Today is the annual policy review by the Reserve Bank of India. Predictions abound but no one can say for sure what's going to happen

Today, the Reserve Bank of India (RBI) will announce its annual policy review. Basically, it will present an analysis of the macro developments and present an appropriate response to it. Given the dilemma between inflation and economic growth, the RBI does have a tough call on hand.

Navneet Munot, Executive Director, Morgan Stanley Investment Management feels that there is a high probability that the RBI will choose to raise policy rates. According to him, the current policy rates (6% - reverse repo / 7.75% - repo) can be termed as accommodative if consensus expectations of GDP growth is above 7.5% and inflation is likely to average above 6.5% in FY 09. "The fiscal situation is deteriorating due to mounting subsidies, proposed loan waiver and wage hikes. A rate hike at current juncture would indeed have negative implications for growth outlook. However, macro economic stability warrants a renewed focus on price stability by RBI," he says.
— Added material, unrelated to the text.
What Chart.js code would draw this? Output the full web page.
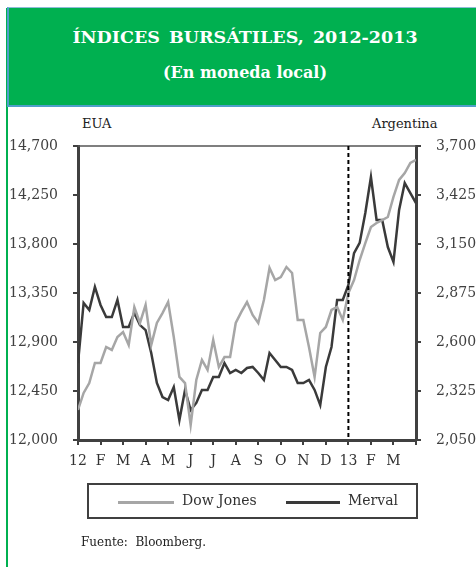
<!DOCTYPE html>
<html>
<head>
<meta charset="utf-8">
<script src="https://cdn.jsdelivr.net/npm/chart.js@4.4.0/dist/chart.umd.min.js"></script>
<style>
body { margin: 0; background: #fff; font-family: "DejaVu Serif", "Liberation Serif", "Times New Roman", serif; }
#wrap { position: relative; width: 476px; height: 567px; overflow: hidden; }
#side { position: absolute; left: 6px; top: 8px; width: 2px; height: 559px; background: #00B050; }
#header { position: absolute; left: 7px; top: 7px; width: 469px; height: 97px; background: #00B050;
  border-top: 1px solid #8FBCD8; border-left: 2px solid #4F9FC9; border-bottom: 2px solid #4F9FC9; }
.ttl { position: absolute; left: 0; width: 490px; text-align: center; color: #fff; font-weight: bold; }
#t1 { top: 24px; font-size: 17.5px; line-height: 26px; word-spacing: 3px; }
#t2 { top: 62px; font-size: 16px; line-height: 22px; }
.lab { position: absolute; color: #222; font-size: 13px; line-height: 16px; }
#chart { position: absolute; left: 0; top: 0; }
#legend { position: absolute; left: 87px; top: 483px; width: 327px; height: 32px; border: 2px solid #404040; }
.sw { position: absolute; height: 3px; }
.lt { position: absolute; top: 6px; font-size: 14px; line-height: 18px; color: #333; }
#src { position: absolute; left: 81px; top: 534px; font-size: 12px; line-height: 16px; color: #222; }
</style>
</head>
<body>
<div id="wrap">
  <div id="side"></div>
  <div id="header"></div>
  <div class="ttl" id="t1">ÍNDICES BURSÁTILES, 2012-2013</div>
  <div class="ttl" id="t2">(En moneda local)</div>
  <div class="lab" style="left:82px; top:116px;">EUA</div>
  <div class="lab" style="left:372px; top:116px;">Argentina</div>
  <canvas id="chart" width="476" height="567"></canvas>
  <div id="legend">
    <div class="sw" style="left:29px; top:16px; width:56px; background:#A6A6A6;"></div>
    <div class="lt" style="left:93px;">Dow Jones</div>
    <div class="sw" style="left:197px; top:16px; width:54px; background:#3A3A3A;"></div>
    <div class="lt" style="left:259px;">Merval</div>
  </div>
  <div id="src">Fuente:&nbsp; Bloomberg.</div>
</div>
<script>
// meses desde enero 2012 (aprox. semanal)
const months = Array.from({ length: 61 }, (_, i) => i / 4);
const monthLabels = ['12', 'F', 'M', 'A', 'M', 'J', 'J', 'A', 'S', 'O', 'N', 'D', '13', 'F', 'M', ''];

const dowJones = [
  12276, 12432, 12523, 12707, 12707, 12854, 12827, 12946, 12992, 12872,
  13221, 13075, 13240, 12872, 13075, 13166, 13267, 12946, 12579, 12523,
  12138, 12551, 12735, 12643, 12918, 12670, 12762, 12762, 13075, 13176,
  13267, 13148, 13075, 13286, 13580, 13469, 13497, 13589, 13534, 13102,
  13102, 12854, 12579, 12983, 13038, 13194, 13221, 13102, 13350, 13469,
  13653, 13809, 13956, 13993, 14020, 14048, 14232, 14388, 14452, 14544, 14572
];
const merval = [
  2482, 2819, 2780, 2909, 2808, 2740, 2740, 2836, 2684, 2684,
  2763, 2695, 2667, 2538, 2370, 2291, 2274, 2347, 2162, 2331,
  2218, 2258, 2331, 2331, 2404, 2404, 2482, 2426, 2443, 2426,
  2454, 2460, 2426, 2387, 2538, 2499, 2460, 2460, 2443, 2370,
  2370, 2387, 2331, 2246, 2460, 2572, 2836, 2836, 2920, 3099,
  3156, 3324, 3526, 3285, 3285, 3133, 3049, 3341, 3492, 3436, 3380
];

const axisColor = '#404040';
const serif = '"DejaVu Serif", "Liberation Serif", "Times New Roman", serif';

const extras = {
  id: 'extras',
  afterDatasetsDraw(chart) {
    const { ctx, chartArea: a, scales } = chart;
    ctx.save();
    // borde superior
    ctx.strokeStyle = '#555';
    ctx.lineWidth = 1.5;
    ctx.beginPath();
    ctx.moveTo(a.left, a.top);
    ctx.lineTo(a.right, a.top);
    ctx.stroke();
    // linea punteada inicio 2013
    const x = scales.x.getPixelForValue(12);
    ctx.strokeStyle = '#000';
    ctx.lineWidth = 2;
    ctx.setLineDash([4, 3]);
    ctx.beginPath();
    ctx.moveTo(x, a.top);
    ctx.lineTo(x, a.bottom);
    ctx.stroke();
    ctx.restore();
  }
};

new Chart(document.getElementById('chart'), {
  type: 'line',
  data: {
    datasets: [
      {
        label: 'Dow Jones',
        data: months.map((m, i) => ({ x: m, y: dowJones[i] })),
        borderColor: '#A6A6A6',
        borderWidth: 2.5,
        pointRadius: 0,
        yAxisID: 'y'
      },
      {
        label: 'Merval',
        data: months.map((m, i) => ({ x: m, y: merval[i] })),
        borderColor: '#3A3A3A',
        borderWidth: 2.5,
        pointRadius: 0,
        yAxisID: 'y1'
      }
    ]
  },
  options: {
    responsive: false,
    animation: false,
    layout: { padding: { top: 146, bottom: 87, left: 0, right: 0 } },
    plugins: { legend: { display: false }, tooltip: { enabled: false } },
    scales: {
      x: {
        type: 'linear',
        min: 0,
        max: 15,
        afterFit: s => { s.height = 40; },
        afterBuildTicks: s => { s.ticks = monthLabels.map((_, i) => ({ value: i })); },
        grid: { drawOnChartArea: false, tickLength: 5, color: axisColor, lineWidth: 2 },
        border: { color: axisColor, width: 3 },
        ticks: {
          autoSkip: false,
          maxRotation: 0,
          padding: 8,
          color: '#333',
          font: { family: serif, size: 14 },
          callback: v => monthLabels[v]
        }
      },
      y: {
        position: 'left',
        min: 12000,
        max: 14700,
        afterFit: s => { s.width = 78; },
        grid: { drawOnChartArea: false, tickLength: 5, color: axisColor, lineWidth: 2 },
        border: { color: axisColor, width: 3 },
        ticks: {
          stepSize: 450,
          padding: 15,
          color: '#404040',
          font: { family: serif, size: 14 },
          callback: v => v.toLocaleString('en-US')
        }
      },
      y1: {
        position: 'right',
        min: 2050,
        max: 3700,
        afterFit: s => { s.width = 60; },
        grid: { drawOnChartArea: false, tickLength: 5, color: axisColor, lineWidth: 2 },
        border: { color: axisColor, width: 3 },
        ticks: {
          stepSize: 275,
          padding: 15,
          color: '#404040',
          font: { family: serif, size: 14 },
          callback: v => v.toLocaleString('en-US')
        }
      }
    }
  },
  plugins: [extras]
});
</script>
</body>
</html>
A credit policy preview by Enam Securities shows that they too believe that the RBI may raise the reverse repo rate by 25 bps in tune with its hawkish intent. But they also admit that a repo rate hike will force banks to raise lending and borrowing rates and dampen inflationary pressures. However, it would have a long lag and may do nothing to curb inflation in the short term. Moreover, it may aggravate demand slowdown as it impacts long term rates.

Enam Securities expects a hawkish stand by the central bank. According to them, the RBI may lower its 2008-09 GDP forecast to 8% from 8.5%. The also are of the opinion that the focus will remain on liquidity management and the RBI may up risk weights and margins selectively in the backdrop of the forex derivative fiasco.

Munot feels that the RBI is unlikely to use exchange rate as a major tool to fight inflation. "It can't afford a sizeable appreciation that could have a meaningful impact on import prices. Exports, particularly employment intensive industries, are already under tremendous pressure. The current account could deteriorate further while capital flows are already slowing down," he says.

In a few hours we shall know what the RBI has to say.